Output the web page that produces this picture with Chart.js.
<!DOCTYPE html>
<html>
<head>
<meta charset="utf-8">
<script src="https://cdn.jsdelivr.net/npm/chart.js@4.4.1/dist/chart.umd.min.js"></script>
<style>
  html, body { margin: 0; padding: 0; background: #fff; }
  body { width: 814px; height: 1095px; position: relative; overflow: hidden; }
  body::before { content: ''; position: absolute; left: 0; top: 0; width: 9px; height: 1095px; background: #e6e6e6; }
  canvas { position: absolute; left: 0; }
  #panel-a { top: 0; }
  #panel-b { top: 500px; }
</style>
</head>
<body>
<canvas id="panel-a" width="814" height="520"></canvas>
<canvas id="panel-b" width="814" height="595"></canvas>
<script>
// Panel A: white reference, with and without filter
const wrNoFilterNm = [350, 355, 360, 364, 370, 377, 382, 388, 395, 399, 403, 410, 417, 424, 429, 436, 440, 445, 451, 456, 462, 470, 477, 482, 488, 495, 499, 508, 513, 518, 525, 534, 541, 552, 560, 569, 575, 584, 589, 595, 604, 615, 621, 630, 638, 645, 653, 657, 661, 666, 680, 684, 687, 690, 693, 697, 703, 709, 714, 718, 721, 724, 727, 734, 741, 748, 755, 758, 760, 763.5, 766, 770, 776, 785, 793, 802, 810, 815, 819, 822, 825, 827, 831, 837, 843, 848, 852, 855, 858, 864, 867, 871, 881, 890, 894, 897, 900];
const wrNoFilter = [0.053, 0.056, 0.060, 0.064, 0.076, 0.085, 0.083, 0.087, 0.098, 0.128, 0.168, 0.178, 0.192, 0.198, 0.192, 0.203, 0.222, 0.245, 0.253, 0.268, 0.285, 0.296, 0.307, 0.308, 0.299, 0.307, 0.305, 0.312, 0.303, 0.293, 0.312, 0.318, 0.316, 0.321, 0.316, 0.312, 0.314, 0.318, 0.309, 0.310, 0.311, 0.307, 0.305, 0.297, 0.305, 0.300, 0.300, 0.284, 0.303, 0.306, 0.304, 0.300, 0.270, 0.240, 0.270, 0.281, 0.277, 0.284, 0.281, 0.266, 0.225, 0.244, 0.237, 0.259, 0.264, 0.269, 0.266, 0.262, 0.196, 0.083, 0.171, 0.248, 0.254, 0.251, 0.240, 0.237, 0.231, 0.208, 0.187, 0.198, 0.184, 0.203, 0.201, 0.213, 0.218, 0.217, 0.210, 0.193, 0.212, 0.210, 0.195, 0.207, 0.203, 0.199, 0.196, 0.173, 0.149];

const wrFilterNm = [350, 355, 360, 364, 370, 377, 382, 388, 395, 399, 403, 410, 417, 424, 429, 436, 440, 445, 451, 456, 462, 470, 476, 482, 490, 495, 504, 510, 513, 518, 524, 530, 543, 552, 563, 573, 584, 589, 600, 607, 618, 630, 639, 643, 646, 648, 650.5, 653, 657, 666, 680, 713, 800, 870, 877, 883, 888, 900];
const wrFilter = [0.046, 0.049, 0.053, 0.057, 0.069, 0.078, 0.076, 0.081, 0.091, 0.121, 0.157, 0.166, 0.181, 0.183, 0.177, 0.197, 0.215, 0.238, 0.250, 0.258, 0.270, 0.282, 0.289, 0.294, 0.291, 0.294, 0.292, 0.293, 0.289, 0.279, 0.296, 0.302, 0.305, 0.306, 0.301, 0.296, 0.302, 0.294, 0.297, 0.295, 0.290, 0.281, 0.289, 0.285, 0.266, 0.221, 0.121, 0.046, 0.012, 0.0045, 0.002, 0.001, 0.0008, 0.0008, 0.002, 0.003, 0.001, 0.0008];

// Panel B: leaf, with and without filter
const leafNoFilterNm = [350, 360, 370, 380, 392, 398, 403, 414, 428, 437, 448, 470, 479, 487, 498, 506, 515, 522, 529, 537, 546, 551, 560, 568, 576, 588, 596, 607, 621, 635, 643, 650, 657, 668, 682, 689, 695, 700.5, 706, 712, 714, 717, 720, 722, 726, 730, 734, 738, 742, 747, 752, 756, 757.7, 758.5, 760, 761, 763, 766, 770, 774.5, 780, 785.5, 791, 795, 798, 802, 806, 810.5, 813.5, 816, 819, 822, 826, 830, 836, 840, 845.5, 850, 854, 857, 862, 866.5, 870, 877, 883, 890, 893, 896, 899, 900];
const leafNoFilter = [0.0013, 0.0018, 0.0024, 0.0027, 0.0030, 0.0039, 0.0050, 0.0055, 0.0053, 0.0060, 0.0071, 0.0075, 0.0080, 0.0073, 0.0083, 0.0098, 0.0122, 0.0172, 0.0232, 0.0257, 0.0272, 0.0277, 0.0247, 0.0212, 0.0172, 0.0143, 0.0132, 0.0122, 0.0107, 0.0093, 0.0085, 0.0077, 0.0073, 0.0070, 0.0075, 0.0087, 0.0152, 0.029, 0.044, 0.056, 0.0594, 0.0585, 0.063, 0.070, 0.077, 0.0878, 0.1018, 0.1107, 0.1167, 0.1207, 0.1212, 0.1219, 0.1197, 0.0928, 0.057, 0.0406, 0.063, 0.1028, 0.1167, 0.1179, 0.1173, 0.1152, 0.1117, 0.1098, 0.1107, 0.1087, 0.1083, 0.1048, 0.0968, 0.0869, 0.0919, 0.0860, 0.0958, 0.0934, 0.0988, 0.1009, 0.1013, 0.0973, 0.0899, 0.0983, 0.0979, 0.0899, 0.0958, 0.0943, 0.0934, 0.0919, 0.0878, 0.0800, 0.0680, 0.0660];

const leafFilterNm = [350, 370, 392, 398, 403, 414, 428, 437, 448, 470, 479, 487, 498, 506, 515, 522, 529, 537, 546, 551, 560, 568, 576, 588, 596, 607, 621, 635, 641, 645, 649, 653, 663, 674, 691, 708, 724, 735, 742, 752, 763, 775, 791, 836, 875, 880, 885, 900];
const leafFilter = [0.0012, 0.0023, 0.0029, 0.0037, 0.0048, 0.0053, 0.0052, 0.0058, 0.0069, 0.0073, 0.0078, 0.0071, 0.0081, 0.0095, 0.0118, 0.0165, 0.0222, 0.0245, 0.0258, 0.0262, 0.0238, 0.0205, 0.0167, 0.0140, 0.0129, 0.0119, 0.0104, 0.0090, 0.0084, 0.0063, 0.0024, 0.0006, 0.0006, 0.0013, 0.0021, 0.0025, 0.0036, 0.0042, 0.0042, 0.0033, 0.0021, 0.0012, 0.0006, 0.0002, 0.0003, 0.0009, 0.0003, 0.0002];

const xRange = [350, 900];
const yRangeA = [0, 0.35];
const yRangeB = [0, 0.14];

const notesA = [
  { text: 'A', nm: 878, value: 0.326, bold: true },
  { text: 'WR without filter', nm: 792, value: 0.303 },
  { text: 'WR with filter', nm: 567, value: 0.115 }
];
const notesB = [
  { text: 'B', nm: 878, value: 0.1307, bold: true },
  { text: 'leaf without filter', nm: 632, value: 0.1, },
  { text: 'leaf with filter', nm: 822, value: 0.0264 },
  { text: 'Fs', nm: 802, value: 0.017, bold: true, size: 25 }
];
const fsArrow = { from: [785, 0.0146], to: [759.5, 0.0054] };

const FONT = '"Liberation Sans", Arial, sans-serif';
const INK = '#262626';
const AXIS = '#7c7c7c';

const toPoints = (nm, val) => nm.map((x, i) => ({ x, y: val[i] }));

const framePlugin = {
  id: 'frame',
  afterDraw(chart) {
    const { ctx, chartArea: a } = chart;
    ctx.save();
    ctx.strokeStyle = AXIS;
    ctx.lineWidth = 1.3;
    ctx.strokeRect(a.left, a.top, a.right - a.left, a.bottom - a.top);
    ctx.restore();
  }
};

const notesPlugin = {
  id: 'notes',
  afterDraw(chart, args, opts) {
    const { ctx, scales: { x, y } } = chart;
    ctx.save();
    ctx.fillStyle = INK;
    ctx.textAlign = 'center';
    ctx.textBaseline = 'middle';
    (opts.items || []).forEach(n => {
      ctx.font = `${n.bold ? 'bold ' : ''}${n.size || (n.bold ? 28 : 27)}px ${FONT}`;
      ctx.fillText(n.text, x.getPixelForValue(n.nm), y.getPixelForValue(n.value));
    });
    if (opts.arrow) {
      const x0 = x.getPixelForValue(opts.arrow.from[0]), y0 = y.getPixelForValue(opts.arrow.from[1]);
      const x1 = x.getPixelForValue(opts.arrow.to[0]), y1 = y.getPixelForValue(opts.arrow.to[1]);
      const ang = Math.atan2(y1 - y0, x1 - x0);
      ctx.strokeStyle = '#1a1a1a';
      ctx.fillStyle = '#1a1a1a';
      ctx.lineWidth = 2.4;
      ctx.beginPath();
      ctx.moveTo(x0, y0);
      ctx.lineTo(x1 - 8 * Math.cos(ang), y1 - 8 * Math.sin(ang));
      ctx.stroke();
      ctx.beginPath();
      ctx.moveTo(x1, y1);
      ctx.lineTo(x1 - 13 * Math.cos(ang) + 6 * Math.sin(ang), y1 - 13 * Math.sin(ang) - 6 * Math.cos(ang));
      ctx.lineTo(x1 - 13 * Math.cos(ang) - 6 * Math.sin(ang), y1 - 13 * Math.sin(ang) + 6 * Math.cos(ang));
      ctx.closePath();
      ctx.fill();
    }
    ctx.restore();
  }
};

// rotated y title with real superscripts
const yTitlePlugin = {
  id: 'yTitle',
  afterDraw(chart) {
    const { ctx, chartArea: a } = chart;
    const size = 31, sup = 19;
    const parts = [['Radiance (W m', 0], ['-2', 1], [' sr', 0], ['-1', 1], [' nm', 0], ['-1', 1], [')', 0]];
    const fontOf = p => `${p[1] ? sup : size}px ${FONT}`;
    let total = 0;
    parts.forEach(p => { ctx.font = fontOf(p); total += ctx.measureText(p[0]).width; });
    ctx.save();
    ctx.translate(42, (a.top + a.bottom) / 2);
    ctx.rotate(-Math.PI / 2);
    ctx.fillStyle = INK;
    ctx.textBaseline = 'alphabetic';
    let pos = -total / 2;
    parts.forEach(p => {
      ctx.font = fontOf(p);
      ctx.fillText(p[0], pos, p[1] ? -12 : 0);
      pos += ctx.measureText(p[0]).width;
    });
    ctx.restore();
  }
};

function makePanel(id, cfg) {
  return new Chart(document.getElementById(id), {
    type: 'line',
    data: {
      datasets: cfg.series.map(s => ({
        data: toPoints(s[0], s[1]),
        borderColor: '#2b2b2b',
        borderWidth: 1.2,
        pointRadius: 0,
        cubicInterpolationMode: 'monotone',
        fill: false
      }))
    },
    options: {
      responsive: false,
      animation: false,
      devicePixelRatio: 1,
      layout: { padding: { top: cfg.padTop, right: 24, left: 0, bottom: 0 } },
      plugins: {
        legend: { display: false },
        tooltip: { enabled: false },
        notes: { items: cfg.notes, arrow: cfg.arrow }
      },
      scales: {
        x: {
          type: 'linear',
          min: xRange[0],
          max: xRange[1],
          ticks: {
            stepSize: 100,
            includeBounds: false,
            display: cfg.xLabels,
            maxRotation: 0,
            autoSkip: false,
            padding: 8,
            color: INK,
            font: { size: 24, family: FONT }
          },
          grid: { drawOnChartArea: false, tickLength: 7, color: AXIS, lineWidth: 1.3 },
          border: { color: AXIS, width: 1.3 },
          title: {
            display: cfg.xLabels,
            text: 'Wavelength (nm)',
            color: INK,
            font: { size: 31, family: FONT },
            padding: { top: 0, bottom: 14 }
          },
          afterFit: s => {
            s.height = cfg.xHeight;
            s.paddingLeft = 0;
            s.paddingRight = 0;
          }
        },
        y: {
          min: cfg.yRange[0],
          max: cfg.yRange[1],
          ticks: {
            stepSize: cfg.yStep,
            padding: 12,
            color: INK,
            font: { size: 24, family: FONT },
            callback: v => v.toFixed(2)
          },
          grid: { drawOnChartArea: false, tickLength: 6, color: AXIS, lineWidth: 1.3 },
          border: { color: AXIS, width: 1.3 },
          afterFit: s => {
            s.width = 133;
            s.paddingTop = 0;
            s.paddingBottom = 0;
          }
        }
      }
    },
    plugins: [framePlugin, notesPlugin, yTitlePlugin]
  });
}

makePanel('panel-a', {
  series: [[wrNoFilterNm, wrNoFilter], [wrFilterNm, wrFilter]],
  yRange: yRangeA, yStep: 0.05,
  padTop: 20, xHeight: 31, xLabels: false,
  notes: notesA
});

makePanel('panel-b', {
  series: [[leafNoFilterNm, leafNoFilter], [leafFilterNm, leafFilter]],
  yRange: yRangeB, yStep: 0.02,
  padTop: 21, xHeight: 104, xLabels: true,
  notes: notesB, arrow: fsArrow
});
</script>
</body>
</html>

--

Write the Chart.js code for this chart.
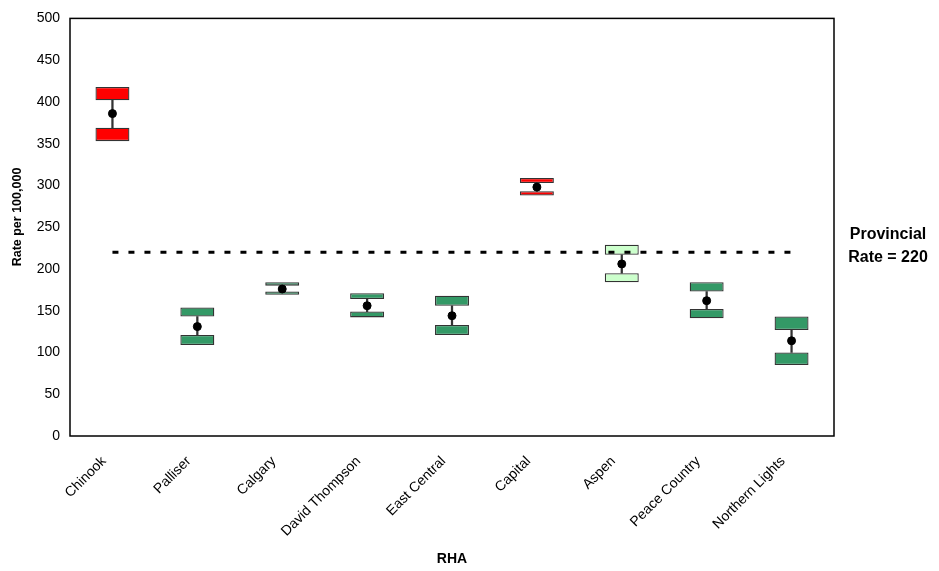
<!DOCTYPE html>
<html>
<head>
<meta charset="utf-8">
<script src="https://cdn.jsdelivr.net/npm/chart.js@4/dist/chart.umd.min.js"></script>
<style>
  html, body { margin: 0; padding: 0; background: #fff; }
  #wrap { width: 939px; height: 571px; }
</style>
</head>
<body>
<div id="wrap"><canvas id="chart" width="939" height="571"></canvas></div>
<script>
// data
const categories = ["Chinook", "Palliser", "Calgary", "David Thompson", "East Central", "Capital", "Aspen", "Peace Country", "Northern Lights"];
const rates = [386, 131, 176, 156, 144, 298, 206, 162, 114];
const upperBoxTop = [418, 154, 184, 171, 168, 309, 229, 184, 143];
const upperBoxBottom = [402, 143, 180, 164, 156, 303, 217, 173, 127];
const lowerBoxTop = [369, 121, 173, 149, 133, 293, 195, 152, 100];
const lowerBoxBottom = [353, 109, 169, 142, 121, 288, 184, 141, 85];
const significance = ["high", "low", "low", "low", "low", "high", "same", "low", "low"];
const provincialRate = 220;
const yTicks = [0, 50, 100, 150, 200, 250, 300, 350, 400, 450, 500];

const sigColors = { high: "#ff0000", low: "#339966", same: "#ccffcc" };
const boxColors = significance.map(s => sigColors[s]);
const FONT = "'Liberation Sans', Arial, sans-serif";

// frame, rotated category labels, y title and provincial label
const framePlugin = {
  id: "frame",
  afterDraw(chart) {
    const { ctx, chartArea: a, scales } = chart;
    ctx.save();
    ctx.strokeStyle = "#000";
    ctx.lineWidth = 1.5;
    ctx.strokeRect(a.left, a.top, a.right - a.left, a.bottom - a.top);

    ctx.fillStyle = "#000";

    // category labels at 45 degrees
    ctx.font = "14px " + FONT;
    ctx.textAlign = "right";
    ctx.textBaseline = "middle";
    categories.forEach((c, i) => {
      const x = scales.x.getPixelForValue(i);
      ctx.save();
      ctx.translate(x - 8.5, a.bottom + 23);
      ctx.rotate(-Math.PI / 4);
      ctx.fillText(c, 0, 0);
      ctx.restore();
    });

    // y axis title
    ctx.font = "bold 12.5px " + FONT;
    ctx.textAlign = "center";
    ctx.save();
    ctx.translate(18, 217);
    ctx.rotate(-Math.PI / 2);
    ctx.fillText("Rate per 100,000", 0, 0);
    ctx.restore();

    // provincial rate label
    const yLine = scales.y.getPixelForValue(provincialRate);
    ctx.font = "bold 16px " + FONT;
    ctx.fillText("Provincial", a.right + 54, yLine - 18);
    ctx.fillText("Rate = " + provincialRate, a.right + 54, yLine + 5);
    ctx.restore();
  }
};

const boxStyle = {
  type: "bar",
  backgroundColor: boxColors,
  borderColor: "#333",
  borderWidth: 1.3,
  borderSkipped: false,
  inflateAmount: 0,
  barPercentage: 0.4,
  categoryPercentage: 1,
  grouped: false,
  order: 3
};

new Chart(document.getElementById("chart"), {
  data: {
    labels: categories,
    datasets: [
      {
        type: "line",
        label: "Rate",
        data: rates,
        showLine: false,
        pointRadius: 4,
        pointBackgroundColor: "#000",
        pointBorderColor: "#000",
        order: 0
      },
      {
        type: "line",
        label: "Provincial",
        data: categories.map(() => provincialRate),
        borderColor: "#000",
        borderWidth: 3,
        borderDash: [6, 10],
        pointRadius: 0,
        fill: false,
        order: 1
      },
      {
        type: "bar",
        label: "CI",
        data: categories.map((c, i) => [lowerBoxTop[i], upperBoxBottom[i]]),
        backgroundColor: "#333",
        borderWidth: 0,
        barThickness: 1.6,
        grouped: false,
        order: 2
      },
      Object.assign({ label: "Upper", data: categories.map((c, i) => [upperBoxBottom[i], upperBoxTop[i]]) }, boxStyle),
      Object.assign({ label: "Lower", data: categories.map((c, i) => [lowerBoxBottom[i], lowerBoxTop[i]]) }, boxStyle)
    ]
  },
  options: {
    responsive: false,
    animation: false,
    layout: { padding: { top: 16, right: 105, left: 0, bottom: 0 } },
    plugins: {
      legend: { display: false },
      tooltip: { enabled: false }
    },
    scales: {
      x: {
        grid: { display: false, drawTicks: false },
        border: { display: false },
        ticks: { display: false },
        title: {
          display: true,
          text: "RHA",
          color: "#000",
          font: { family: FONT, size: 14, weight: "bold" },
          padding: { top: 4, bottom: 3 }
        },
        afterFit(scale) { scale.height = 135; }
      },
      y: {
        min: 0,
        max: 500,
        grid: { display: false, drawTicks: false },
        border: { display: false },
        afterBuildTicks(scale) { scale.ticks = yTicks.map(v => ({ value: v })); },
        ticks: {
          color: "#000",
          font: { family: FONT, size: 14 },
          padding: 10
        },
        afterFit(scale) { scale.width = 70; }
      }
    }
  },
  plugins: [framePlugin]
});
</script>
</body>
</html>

--

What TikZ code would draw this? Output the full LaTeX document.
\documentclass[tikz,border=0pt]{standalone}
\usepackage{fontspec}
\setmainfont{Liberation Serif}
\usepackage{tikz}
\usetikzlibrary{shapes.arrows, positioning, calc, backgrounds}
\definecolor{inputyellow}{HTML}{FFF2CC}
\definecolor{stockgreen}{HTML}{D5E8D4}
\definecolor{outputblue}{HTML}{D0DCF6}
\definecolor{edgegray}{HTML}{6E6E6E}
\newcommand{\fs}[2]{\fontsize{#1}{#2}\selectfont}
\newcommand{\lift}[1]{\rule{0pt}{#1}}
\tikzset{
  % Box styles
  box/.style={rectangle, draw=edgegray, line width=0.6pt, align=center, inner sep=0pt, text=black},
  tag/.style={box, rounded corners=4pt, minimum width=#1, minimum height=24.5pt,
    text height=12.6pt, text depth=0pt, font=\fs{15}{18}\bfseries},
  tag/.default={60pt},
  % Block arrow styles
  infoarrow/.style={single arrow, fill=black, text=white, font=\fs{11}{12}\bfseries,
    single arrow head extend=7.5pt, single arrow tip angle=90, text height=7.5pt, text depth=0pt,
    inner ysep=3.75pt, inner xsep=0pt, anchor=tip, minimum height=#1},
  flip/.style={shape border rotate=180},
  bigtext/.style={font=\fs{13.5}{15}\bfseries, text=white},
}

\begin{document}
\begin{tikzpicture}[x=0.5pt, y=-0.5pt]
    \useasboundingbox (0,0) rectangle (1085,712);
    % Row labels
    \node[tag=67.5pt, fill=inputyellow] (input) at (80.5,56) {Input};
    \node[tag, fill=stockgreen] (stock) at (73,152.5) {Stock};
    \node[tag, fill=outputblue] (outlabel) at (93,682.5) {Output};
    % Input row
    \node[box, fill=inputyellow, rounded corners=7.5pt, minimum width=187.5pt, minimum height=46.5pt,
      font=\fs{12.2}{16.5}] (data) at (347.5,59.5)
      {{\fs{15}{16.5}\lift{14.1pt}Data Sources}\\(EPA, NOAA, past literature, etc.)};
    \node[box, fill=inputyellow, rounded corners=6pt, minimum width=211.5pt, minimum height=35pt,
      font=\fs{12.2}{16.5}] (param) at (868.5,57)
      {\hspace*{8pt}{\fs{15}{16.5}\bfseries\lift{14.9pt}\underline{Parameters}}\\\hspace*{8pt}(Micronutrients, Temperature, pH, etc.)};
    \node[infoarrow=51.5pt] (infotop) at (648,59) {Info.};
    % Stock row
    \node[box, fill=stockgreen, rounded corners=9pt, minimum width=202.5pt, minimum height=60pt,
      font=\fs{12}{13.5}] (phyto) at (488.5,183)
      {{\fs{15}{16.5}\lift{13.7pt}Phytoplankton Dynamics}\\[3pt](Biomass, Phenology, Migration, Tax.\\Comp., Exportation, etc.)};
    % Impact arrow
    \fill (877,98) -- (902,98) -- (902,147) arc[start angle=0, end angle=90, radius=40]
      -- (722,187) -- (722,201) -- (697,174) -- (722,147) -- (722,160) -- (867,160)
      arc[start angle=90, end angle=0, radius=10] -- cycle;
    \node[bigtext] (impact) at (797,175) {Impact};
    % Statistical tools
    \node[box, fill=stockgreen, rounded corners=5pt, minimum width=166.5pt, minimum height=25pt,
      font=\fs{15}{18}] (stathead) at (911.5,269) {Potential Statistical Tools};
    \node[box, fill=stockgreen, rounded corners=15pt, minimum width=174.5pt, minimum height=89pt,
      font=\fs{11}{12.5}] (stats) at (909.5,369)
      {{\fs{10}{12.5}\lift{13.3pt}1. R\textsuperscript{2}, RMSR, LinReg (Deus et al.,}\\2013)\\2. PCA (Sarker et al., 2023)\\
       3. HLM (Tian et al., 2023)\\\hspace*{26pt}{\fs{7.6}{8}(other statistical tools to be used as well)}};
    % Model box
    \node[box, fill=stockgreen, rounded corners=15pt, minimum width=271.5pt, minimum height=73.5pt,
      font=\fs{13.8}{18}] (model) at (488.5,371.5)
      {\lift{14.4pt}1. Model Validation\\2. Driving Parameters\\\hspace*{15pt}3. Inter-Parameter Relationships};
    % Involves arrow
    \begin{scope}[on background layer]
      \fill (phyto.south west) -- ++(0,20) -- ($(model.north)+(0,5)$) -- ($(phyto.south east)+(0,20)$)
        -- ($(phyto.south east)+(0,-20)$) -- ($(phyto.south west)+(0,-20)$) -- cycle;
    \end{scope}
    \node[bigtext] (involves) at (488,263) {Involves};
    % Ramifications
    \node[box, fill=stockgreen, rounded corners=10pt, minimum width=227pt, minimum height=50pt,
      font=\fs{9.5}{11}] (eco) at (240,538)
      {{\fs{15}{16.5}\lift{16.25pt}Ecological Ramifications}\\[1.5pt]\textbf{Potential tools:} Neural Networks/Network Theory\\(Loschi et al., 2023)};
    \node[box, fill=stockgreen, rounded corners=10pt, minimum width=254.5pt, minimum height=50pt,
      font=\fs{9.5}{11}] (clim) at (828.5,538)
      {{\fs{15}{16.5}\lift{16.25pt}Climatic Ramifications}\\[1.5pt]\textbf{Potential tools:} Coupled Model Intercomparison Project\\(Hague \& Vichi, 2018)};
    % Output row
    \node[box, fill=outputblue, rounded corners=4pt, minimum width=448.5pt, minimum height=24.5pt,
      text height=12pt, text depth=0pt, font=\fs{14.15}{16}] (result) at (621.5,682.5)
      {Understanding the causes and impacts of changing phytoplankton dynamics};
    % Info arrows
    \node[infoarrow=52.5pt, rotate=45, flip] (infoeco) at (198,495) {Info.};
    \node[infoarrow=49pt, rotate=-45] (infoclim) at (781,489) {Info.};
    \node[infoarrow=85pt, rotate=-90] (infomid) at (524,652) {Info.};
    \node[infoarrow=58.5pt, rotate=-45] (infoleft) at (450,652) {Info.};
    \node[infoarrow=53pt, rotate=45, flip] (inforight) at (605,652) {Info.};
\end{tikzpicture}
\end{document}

### REQUIRED TASK
Copy each line that contains the word "code".

### TASK OUTPUT
Write the Chart.js code for this chart.
What TikZ code would draw this? Output the full LaTeX document.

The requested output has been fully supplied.